College Game Plan

College costs are out of control

Student activists against tuition increases.
Andrew Lichtenstein | Corbis | Getty Images

A college education is now the second-largest expense an individual is likely to make in a lifetime — right after purchasing a home. Ironically, one of the reasons the price tag continues to climb is the abundance of loan dollars that discourages schools from keeping their costs in line.

While families are paying less out of pocket than in the past, they are relying on loans, scholarships and grants more than ever before.

Aid such as the income-based federal Pell grants covered 34 percent of college costs in 2015-16, up from 30 percent in the previous school year, according to a recent report by education lender Sallie Mae.

The second-highest proportion came from parent income and savings, which averaged $6,867, or 29 percent of total spending on college, followed by borrowed money, which covered 20 percent of college expenses in 2015-16. Overall, 2 in 5 families borrowed money to pay for college during this school year, Sallie Mae officials said.

Tuition has historically risen about 3 to 5 percent a year, according to the College Board. During the recession, declining public funds caused tuition to skyrocket. At private four-year schools, average tuition and fees rose 54 percent in the last decade. Tuition plus fees at four-year public schools, which were harder hit, jumped 71 percent over the same time period.

"One of the biggest things we have seen is the disinvestment from states and this has been particularly problematic for public institutions," said Megan McClean Coval, vice president of policy and federal relations at the National Association of Student Financial Aid Administrators.

Tuition keeps rising

Academic Year Private Nonprofit Four-Year One-Year % Change Public Four-Year One-Year % Change Public Two-Year One-Year % Change

Source: Source: The College Board

College enrollment is also on the rise but competition among schools for top students is fierce. That means universities must spend more money to attract and retain high-quality faculty, hire administrators, build and maintain the latest facilities, and offer an array of amenities.

"The price tags are getting scary to many families but the long-term benefits of education are still there," said Robert Kelchen, an assistant professor at Seton Hall University's department of education.

Factoring in loans and aid that makes college more affordable, there is little incentive for schools to slow the pace of tuition increases, said Eric Greenberg, president of Greenberg Educational Group, a New York-based consulting firm. "As with any commodity, the more dollars chasing that commodity, the higher the prices will be," he said. "It's a cycle."

"It's been, from the beginning, a market-driven system," said Ray Franke, an assistant professor of higher education at the University of Massachusetts in Boston.

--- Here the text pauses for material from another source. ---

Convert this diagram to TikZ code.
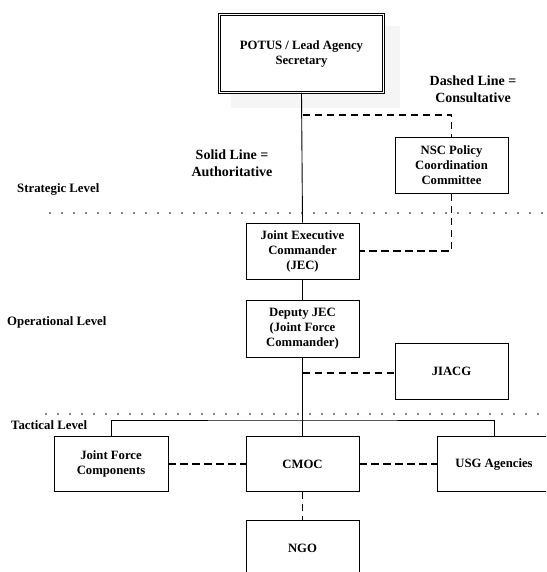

At some point we will see the breaking point.
Ray Franke
professor of education at the University of Massachusetts

While public schools are held accountable by a state governing board, they often are likely to approve any proposed tuition increase to ensure their institutions are financially viable, Franke said. At private colleges, one of the few things keeping tuition hikes in check is the "perception of affordability," Kelchen said.

As a result, tuition increases are "still outpacing inflation and far outpacing family income," said Ben Miller, senior director of post-secondary education at the Center for American Progress.

Families with students in four-year private colleges spent about $43,900 in 2015-16; at four-year public colleges, it was more than $19,500. At community colleges it was$3,400, according to the College Board.

But within the three categories of schools — private colleges, state schools and community colleges — "prices are not really correlated to the quality of the school," Greenberg said.

"There are very few scenarios where the price for an excellent commodity and a much less good commodity cost the same," Greenberg said. "College is one of those examples."

Not surprisingly, low-income students were less likely to attend four-year colleges, whether they were public or private, Sallie Mae said. In fact, 39 percent of students from low-income families attended community college, a significantly higher proportion than students from mid- and high-income families (29 percent and 22 percent, respectively).

"Lowest-income students are the hardest hit but the effects of more expensive education are creeping up the income spectrum," Miller said.

"At some point we will see the breaking point," Franke said. "As of now, we are still coming to the conclusion that college is still worth it but if we continue this path, that is going to change."

The top concern parents and students say they now share — across the board — is footing the bill for college and the resulting debt burden, according to The Princeton Review's 2016 College Hopes & Worries survey. Contrast that to a decade ago, when the most commonly cited answer was not getting in to their first-choice school.

Many graduates have also expressed buyer's remorse regarding the cost of their education, according to a separate survey by Citizens Bank. To that point, 57 percent said they regret taking out as many loans as they did, and 36 percent said they would not have gone to college if they fully understood the associated costs.

Greenberg advises families to look at a wide range of schools, and don't assume that a private college is necessarily better than a state school. "It's a matter of a student's interests and aspirations, career prospects and the finances of the family," he said.